While simulation is vital for optimizing robotic systems, the cost of modeling deformable terrain has long limited its use in full-vehicle studies of off-road autonomous mobility. For example, Discrete Element Method (DEM) simulations are often confined to single-wheel tests, which obscures coupled wheel-vehicle-controller interactions and prevents joint optimization of mechanical design and control. This paper presents a Bayesian optimization framework that co-designs rover wheel geometry and steering controller parameters using high-fidelity, full-vehicle closed-loop simulations on deformable terrain. Using the efficiency and scalability of a continuum-representation model (CRM) for terramechanics, we evaluate candidate designs on trajectories of varying complexity while towing a fixed load. The optimizer tunes wheel parameters (radius, width, and grouser features) and steering PID gains under a multi-objective formulation that balances traversal speed, tracking error, and energy consumption. We compare two strategies: simultaneous co-optimization of wheel and controller parameters versus a sequential approach that decouples mechanical and control design. We analyze trade-offs in performance and computational cost. Across 3,000 full-vehicle simulations, campaigns finish in five to nine days, versus months with the group's earlier DEM-based workflow. Finally, a preliminary hardware study suggests the simulation-optimized wheel designs preserve relative performance trends on the physical rover. Together, these results show that scalable, high-fidelity simulation can enable practical co-optimization of wheel design and control for off-road vehicles on deformable terrain without relying on prohibitively expensive DEM studies. The simulation infrastructure (scripts and models) is released as open source in a public repository to support reproducibility and further research.

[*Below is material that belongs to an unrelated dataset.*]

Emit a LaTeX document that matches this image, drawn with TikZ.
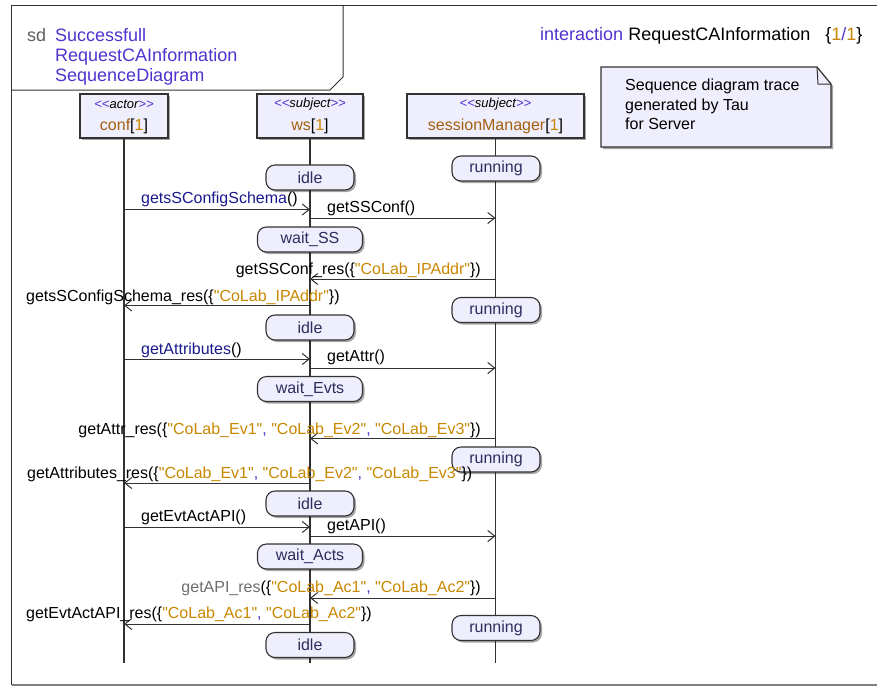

翻译：尽管仿真是优化机器人系统的关键手段，但可变形地形建模的高昂成本长期以来限制了其在越野自主移动性全车研究中的应用。例如，离散元法（DEM）仿真通常局限于单轮测试，这模糊了车轮-车辆-控制器之间的耦合相互作用，阻碍了机械设计与控制的联合优化。本文提出了一种贝叶斯优化框架，通过在可变形地形上进行高保真度全车闭环仿真，协同设计火星车车轮几何形状与转向控制器参数。利用基于连续介质表征模型（CRM）的土力学方法在效率与可扩展性方面的优势，我们在牵引固定负载的条件下，通过不同复杂度的轨迹对候选设计方案进行评估。该优化器在多目标框架下（平衡行驶速度、轨迹跟踪误差与能耗）对车轮参数（半径、宽度及轮刺特征）与转向PID增益进行调优。我们比较了两种策略：车轮与控制器参数的同步协同优化，以及将机械设计与控制设计解耦的顺序优化方法。我们分析了性能与计算成本之间的权衡关系。在累计3,000次全车仿真中，优化任务在5至9天内完成，而该团队早期基于DEM的工作流程则需要数月时间。最后，一项初步的硬件研究表明，经仿真优化的车轮设计在物理火星车上保持了相对性能趋势。综上所述，这些结果表明：无需依赖成本过高的DEM研究，可扩展的高保真仿真能够实现可变形地形上越野车辆车轮设计与控制的实用化协同优化。仿真基础设施（脚本与模型）已在公共代码库中开源发布，以支持研究的可复现性与后续探索。